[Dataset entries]
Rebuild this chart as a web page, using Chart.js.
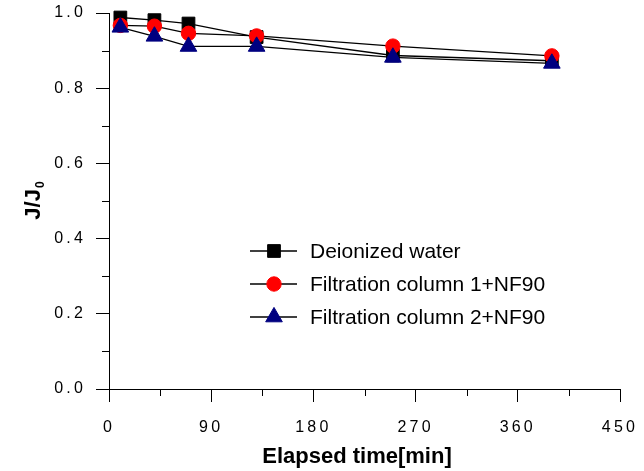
<!DOCTYPE html>
<html lang="en">
<head>
    <meta charset="UTF-8">
    <title>J/J0 vs elapsed time</title>
    <script src="https://cdn.jsdelivr.net/npm/chart.js"></script>
    <style>
        body { margin: 0; background: #fff; }
        #wrap { width: 644px; height: 471px; position: relative; }
    </style>
</head>
<body>
    <div id="wrap"><canvas id="fluxChart"></canvas></div>
    <script>
        // values
        const timeMin = [10, 40, 70, 130, 250, 390];
        const deionized = [0.988, 0.981, 0.972, 0.936, 0.887, 0.873];
        const column1 = [0.967, 0.965, 0.946, 0.939, 0.912, 0.886];
        const column2 = [0.962, 0.938, 0.911, 0.911, 0.882, 0.866];

        const seriesNames = ['Deionized water', 'Filtration column 1+NF90', 'Filtration column 2+NF90'];
        const xMinorTicks = [45, 135, 225, 315, 405];
        const yMinorTicks = [0.1, 0.3, 0.5, 0.7, 0.9];

        const FONT = "'Liberation Sans', Arial, sans-serif";

        function toPoints(ys) {
            return timeMin.map((t, i) => ({ x: t, y: ys[i] }));
        }

        function makeSet(label, ys, style, color, radius, order) {
            return {
                label: label,
                data: toPoints(ys),
                borderColor: '#000',
                borderWidth: 1.3,
                pointStyle: style,
                pointRadius: radius,
                pointBackgroundColor: color,
                pointBorderColor: color,
                pointBorderWidth: 1,
                tension: 0,
                clip: false,
                order: order
            };
        }

        const datasets = [
            makeSet(seriesNames[0], deionized, 'rect', '#000000', 9, 3),
            makeSet(seriesNames[1], column1, 'circle', '#ff0000', 7.2, 2),
            makeSet(seriesNames[2], column2, 'triangle', '#000080', 9.6, 1)
        ];

        function drawMarker(ctx, style, color, r, x, y) {
            ctx.save();
            ctx.fillStyle = color;
            ctx.strokeStyle = color;
            ctx.lineWidth = 1;
            ctx.beginPath();
            if (style === 'rect') {
                const s = r * Math.SQRT1_2;
                ctx.rect(x - s, y - s, 2 * s, 2 * s);
            } else if (style === 'circle') {
                ctx.arc(x, y, r, 0, Math.PI * 2);
            } else {
                ctx.moveTo(x, y - r);
                ctx.lineTo(x + r * Math.sin(Math.PI * 2 / 3), y + r / 2);
                ctx.lineTo(x - r * Math.sin(Math.PI * 2 / 3), y + r / 2);
                ctx.closePath();
            }
            ctx.fill();
            ctx.stroke();
            ctx.restore();
        }

        // spaced tick digits like the original plot, normal text elsewhere
        const spacing = {
            id: 'spacing',
            beforeDraw(chart) { chart.ctx.letterSpacing = '3.2px'; },
            beforeDatasetsDraw(chart) { chart.ctx.letterSpacing = '0px'; }
        };

        const extras = {
            id: 'extras',
            afterDraw(chart) {
                const ctx = chart.ctx;
                const xs = chart.scales.x, ys = chart.scales.y;
                const area = chart.chartArea;
                ctx.save();
                ctx.letterSpacing = '0px';
                ctx.strokeStyle = '#000';
                ctx.lineWidth = 1;
                // minor ticks
                ctx.beginPath();
                xMinorTicks.forEach(v => {
                    const px = Math.round(xs.getPixelForValue(v)) + 0.5;
                    ctx.moveTo(px, area.bottom);
                    ctx.lineTo(px, area.bottom + 7);
                });
                yMinorTicks.forEach(v => {
                    const py = Math.round(ys.getPixelForValue(v)) + 0.5;
                    ctx.moveTo(area.left, py);
                    ctx.lineTo(area.left - 7, py);
                });
                ctx.stroke();

                // axis titles
                ctx.fillStyle = '#000';
                ctx.font = 'bold 22px ' + FONT;
                ctx.textAlign = 'center';
                ctx.textBaseline = 'middle';
                ctx.fillText('Elapsed time[min]', 357, 457);

                ctx.save();
                ctx.translate(32, 201);
                ctx.rotate(-Math.PI / 2);
                ctx.textAlign = 'left';
                ctx.textBaseline = 'alphabetic';
                const main = 'J/J';
                ctx.font = 'bold 22px ' + FONT;
                const w = ctx.measureText(main).width;
                ctx.font = 'bold 12px ' + FONT;
                const w0 = ctx.measureText('0').width;
                const x0 = -(w + w0) / 2;
                ctx.font = 'bold 22px ' + FONT;
                ctx.fillText(main, x0, 8);
                ctx.font = 'bold 12px ' + FONT;
                ctx.fillText('0', x0 + w + 1, 12);
                ctx.restore();

                // legend
                ctx.font = '21px ' + FONT;
                ctx.textAlign = 'left';
                ctx.textBaseline = 'middle';
                const rowsY = [251, 284, 317];
                datasets.forEach((ds, i) => {
                    const y = rowsY[i];
                    ctx.beginPath();
                    ctx.strokeStyle = '#000';
                    ctx.lineWidth = 1.3;
                    ctx.moveTo(250, y);
                    ctx.lineTo(297, y);
                    ctx.stroke();
                    drawMarker(ctx, ds.pointStyle, ds.pointBackgroundColor, ds.pointRadius, 274, y);
                    ctx.fillStyle = '#000';
                    ctx.fillText(ds.label, 310, y + 1);
                });
                ctx.restore();
            }
        };

        new Chart(document.getElementById('fluxChart'), {
            type: 'line',
            data: { datasets: datasets },
            options: {
                responsive: true,
                maintainAspectRatio: false,
                animation: false,
                layout: { padding: { left: 0, right: 24, top: 13, bottom: 0 } },
                plugins: {
                    legend: { display: false },
                    tooltip: { enabled: false }
                },
                scales: {
                    x: {
                        type: 'linear',
                        min: 0,
                        max: 450,
                        afterFit(scale) {
                            scale.height = 82;
                            scale.paddingLeft = 0;
                            scale.paddingRight = 0;
                        },
                        ticks: {
                            stepSize: 90,
                            color: '#000',
                            font: { family: FONT, size: 16 },
                            padding: 16,
                            maxRotation: 0
                        },
                        grid: {
                            drawOnChartArea: false,
                            drawTicks: true,
                            tickLength: 13,
                            tickColor: '#000',
                            tickWidth: 1
                        },
                        border: { display: true, color: '#000', width: 1 }
                    },
                    y: {
                        min: 0,
                        max: 1,
                        afterFit(scale) {
                            scale.width = 109;
                            scale.paddingTop = 0;
                            scale.paddingBottom = 0;
                        },
                        ticks: {
                            stepSize: 0.2,
                            color: '#000',
                            font: { family: FONT, size: 16 },
                            padding: 10,
                            callback: v => v.toFixed(1)
                        },
                        grid: {
                            drawOnChartArea: false,
                            drawTicks: true,
                            tickLength: 13,
                            tickColor: '#000',
                            tickWidth: 1
                        },
                        border: { display: true, color: '#000', width: 1 }
                    }
                }
            },
            plugins: [spacing, extras]
        });
    </script>
</body>
</html>
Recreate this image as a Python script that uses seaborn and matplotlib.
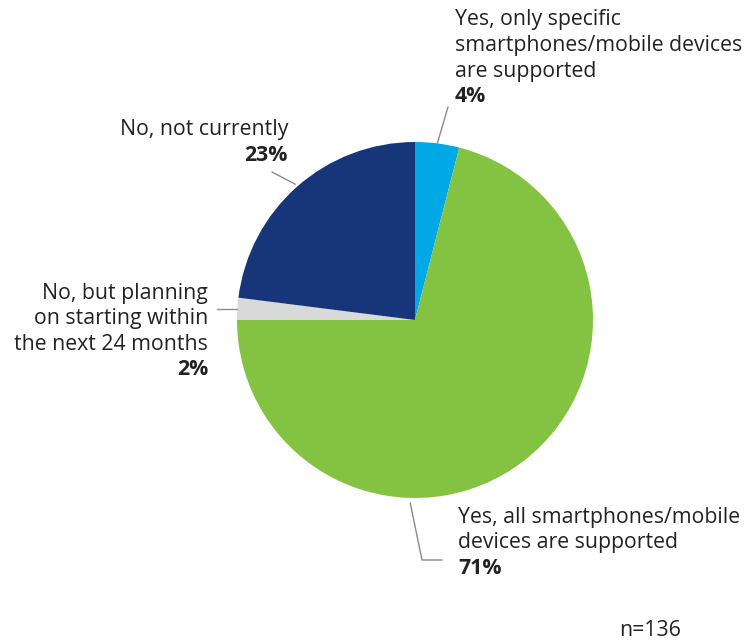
import numpy as np
import matplotlib
matplotlib.use("Agg")
import matplotlib.pyplot as plt
import seaborn as sns

# Survey answers, clockwise from 12 o'clock
labels = [
    "Yes, only specific\nsmartphones/mobile devices\nare supported",
    "Yes, all smartphones/mobile\ndevices are supported",
    "No, but planning\non starting within\nthe next 24 months",
    "No, not currently",
]
shares = [4, 71, 2, 23]
pct_labels = ["4%", "71%", "2%", "23%"]
colors = ["#00a9e6", "#84c342", "#d9d9d9", "#17367a"]
sample_note = "n=136"

sns.set_theme(style="white")
plt.rcParams["font.family"] = ["Open Sans", "DejaVu Sans"]

W, H = 751, 642
fig = plt.figure(figsize=(W / 100, H / 100), dpi=100)
ax = fig.add_axes([0, 0, 1, 1])


def Y(y):
    return H - y


cx, cy, R = 415, Y(320), 178
wedges, _ = ax.pie(shares, colors=colors, startangle=90, counterclock=False,
                   center=(cx, cy), radius=R, frame=True,
                   wedgeprops=dict(linewidth=0))
ax.set_xlim(0, W)
ax.set_ylim(0, H)
ax.set_aspect("equal")
ax.axis("off")

text_color = "#222222"
line_color = "#8a8a8a"
fs = 15.3
step = 25.5


def block(x, y0, text, pct, ha):
    lines = text.split("\n")
    for i, ln in enumerate(lines):
        ax.text(x, Y(y0 + i * step), ln, ha=ha, va="center", fontsize=fs,
                color=text_color)
    ax.text(x, Y(y0 + len(lines) * step), pct, ha=ha, va="center",
            fontsize=fs, fontweight="bold", color=text_color)


def edge_point(angle_deg, r):
    a = np.deg2rad(angle_deg)
    return cx + r * np.cos(a), cy + r * np.sin(a)


def mid_angle(w):
    return (w.theta1 + w.theta2) / 2


# Labels
block(455, 20, labels[0], pct_labels[0], "left")
block(458, 517, labels[1], pct_labels[1], "left")
block(208, 293, labels[2], pct_labels[2], "right")
block(288, 130, labels[3], pct_labels[3], "right")

# Leader lines
px, py_ = edge_point(mid_angle(wedges[0]), R)
ax.plot([px, 448], [py_, Y(107)], color=line_color, lw=1)

px, py_ = edge_point(mid_angle(wedges[3]), R + 3)
ax.plot([px, 272], [py_, Y(172)], color=line_color, lw=1)

px, py_ = edge_point(mid_angle(wedges[2]), R)
ax.plot([217, px], [py_, py_], color=line_color, lw=1)

lo = min(wedges[1].theta1, wedges[1].theta2)
hi = max(wedges[1].theta1, wedges[1].theta2)
ang = -91.5 if lo <= -91.5 <= hi else mid_angle(wedges[1])
px, py_ = edge_point(ang, R + 5)
ax.plot([px, 422, 442], [py_, Y(560), Y(560)], color=line_color, lw=1)

ax.text(650, Y(630), sample_note, ha="center", va="center", fontsize=fs,
        color=text_color)

fig.savefig("out.png", dpi=100, facecolor="white")
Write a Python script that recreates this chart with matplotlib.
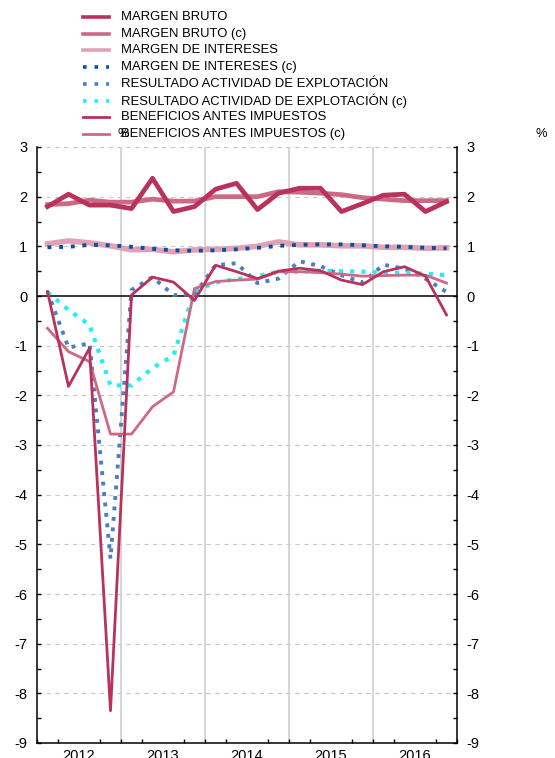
import matplotlib
matplotlib.use("Agg")
import matplotlib.pyplot as plt
from matplotlib.ticker import MultipleLocator, FixedLocator, FuncFormatter
from matplotlib.lines import Line2D

plt.rcParams['font.family'] = ['Liberation Sans', 'DejaVu Sans']

years = ["2012", "2013", "2014", "2015", "2016"]
quarters = list(range(20))

margen_bruto = [1.80, 2.05, 1.83, 1.83, 1.76, 2.37, 1.70, 1.80, 2.15, 2.27,
                1.74, 2.07, 2.17, 2.17, 1.70, 1.86, 2.03, 2.05, 1.70, 1.90]
margen_bruto_c = [1.84, 1.86, 1.93, 1.89, 1.89, 1.95, 1.91, 1.91, 2.00, 2.00,
                  2.00, 2.10, 2.09, 2.07, 2.04, 1.98, 1.95, 1.92, 1.92, 1.92]
margen_intereses = [1.05, 1.11, 1.07, 1.01, 0.93, 0.94, 0.89, 0.93, 0.94, 0.96,
                    1.00, 1.09, 1.03, 1.03, 1.01, 1.01, 0.98, 0.98, 0.96, 0.97]
margen_intereses_c = [0.98, 0.99, 1.03, 1.02, 0.99, 0.95, 0.92, 0.91, 0.92, 0.94,
                      0.97, 1.01, 1.03, 1.04, 1.04, 1.02, 1.00, 0.99, 0.97, 0.96]
resultado = [0.09, -1.04, -0.95, -5.29, 0.12, 0.38, 0.02, 0.03, 0.62, 0.66,
             0.26, 0.35, 0.70, 0.60, 0.42, 0.27, 0.63, 0.55, 0.35, 0.08]
resultado_c = [0.08, -0.28, -0.58, -1.80, -1.80, -1.45, -1.20, 0.10, 0.27, 0.34,
               0.40, 0.49, 0.49, 0.51, 0.50, 0.49, 0.47, 0.47, 0.45, 0.42]
beneficios = [0.09, -1.82, -1.05, -8.35, 0.02, 0.38, 0.28, -0.09, 0.62, 0.49,
              0.35, 0.50, 0.56, 0.51, 0.32, 0.23, 0.49, 0.59, 0.40, -0.38]
beneficios_c = [-0.65, -1.12, -1.32, -2.78, -2.78, -2.23, -1.93, 0.15, 0.29, 0.32,
                0.34, 0.49, 0.49, 0.47, 0.44, 0.40, 0.41, 0.42, 0.42, 0.26]

labels = ["MARGEN BRUTO", "MARGEN BRUTO (c)", "MARGEN DE INTERESES",
          "MARGEN DE INTERESES (c)", "RESULTADO ACTIVIDAD DE EXPLOTACIÓN",
          "RESULTADO ACTIVIDAD DE EXPLOTACIÓN (c)", "BENEFICIOS ANTES IMPUESTOS",
          "BENEFICIOS ANTES IMPUESTOS (c)"]

W, H = 555, 758
fig = plt.figure(figsize=(W/100, H/100), dpi=100)
ax = fig.add_axes([37/W, 15/H, (457-37)/W, (743-147)/H])

ax.set_xlim(-0.5, 19.5)
ax.set_ylim(-9, 3)

# grid
for yv in range(-9, 4):
    if yv == 0:
        continue
    ax.axhline(yv, color='#c8c8c8', lw=0.8, dashes=(4, 4), zorder=1)
for xb in [3.5, 7.5, 11.5, 15.5]:
    ax.axvline(xb, color='#d2d2d2', lw=1.3, zorder=1)
ax.axhline(0, color='black', lw=1.1, zorder=2)

c_mb = '#b8325c'
c_mbc = '#cc6a86'
c_mi = '#e2a2b6'
c_mic = '#0b50a0'
c_res = '#4a7fc0'
c_resc = '#22f0f0'

styles = [
    dict(color=c_mb, lw=3.4, dashes=None, z=5),
    dict(color=c_mbc, lw=3.4, dashes=None, z=4),
    dict(color=c_mi, lw=4.0, dashes=None, z=3),
    dict(color=c_mic, lw=2.8, dashes=(1.0, 2.0), z=6),
    dict(color=c_res, lw=2.8, dashes=(1.0, 1.7), z=6),
    dict(color=c_resc, lw=3.0, dashes=(1.0, 1.7), z=6),
    dict(color=c_mb, lw=2.0, dashes=None, z=7),
    dict(color=c_mbc, lw=2.0, dashes=None, z=6),
]
series = [margen_bruto, margen_bruto_c, margen_intereses, margen_intereses_c,
          resultado, resultado_c, beneficios, beneficios_c]

for data, st in zip(series, styles):
    ln, = ax.plot(quarters, data, color=st['color'], lw=st['lw'], zorder=st['z'])
    if st['dashes'] is not None:
        ln.set_dashes(st['dashes'])

# axes styling
ax.spines['top'].set_visible(False)
for s in ['left', 'right', 'bottom']:
    ax.spines[s].set_linewidth(1.1)
ax.yaxis.set_major_locator(MultipleLocator(1))
ax.yaxis.set_minor_locator(MultipleLocator(0.5))
ax.yaxis.set_major_formatter(FuncFormatter(lambda v, p: "%d" % round(v)))
ax.tick_params(axis='y', which='both', direction='in', left=True, right=True,
               labelleft=True, labelright=True, length=3.2, width=1, labelsize=10.5, pad=7)
ax.xaxis.set_major_locator(FixedLocator([1.5, 5.5, 9.5, 13.5, 17.5]))
ax.set_xticklabels(years)
ax.xaxis.set_minor_locator(FixedLocator([q + 0.5 for q in range(-1, 20)]))
ax.tick_params(axis='x', which='major', length=0, labelsize=10.5, pad=4)
ax.tick_params(axis='x', which='minor', direction='in', length=3.2, width=1)

fig.text(117/W, 1 - 134/H, "%", fontsize=9.3, va='center', ha='left')
fig.text(535/W, 1 - 134/H, "%", fontsize=9.3, va='center', ha='left')

# manual legend with uniform row spacing
for i, (lab, st) in enumerate(zip(labels, styles)):
    yc = 1 - (17 + 16.7 * i) / H
    lw = min(st['lw'], 2.6) if st['dashes'] is None else 2.6
    hl = Line2D([83/W, 109/W], [yc, yc], transform=fig.transFigure,
                color=st['color'], lw=lw)
    if st['dashes'] is not None:
        hl.set_dashes((1.0, 2.2))
    fig.add_artist(hl)
    fig.text(121/W, yc, lab, fontsize=9.4, va='center', ha='left')

fig.savefig("out.png", dpi=100)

GIVEN REQUEST | Starting at the line with "Write a Python" and ending at the line with "quarters = list(range(20))", copy each line exactly, both ends included. Do not copy the pictures.

OUTPUT OF THE TASK |
Write a Python script that recreates this chart with matplotlib.
import matplotlib
matplotlib.use("Agg")
import matplotlib.pyplot as plt
from matplotlib.ticker import MultipleLocator, FixedLocator, FuncFormatter
from matplotlib.lines import Line2D

plt.rcParams['font.family'] = ['Liberation Sans', 'DejaVu Sans']

years = ["2012", "2013", "2014", "2015", "2016"]
quarters = list(range(20))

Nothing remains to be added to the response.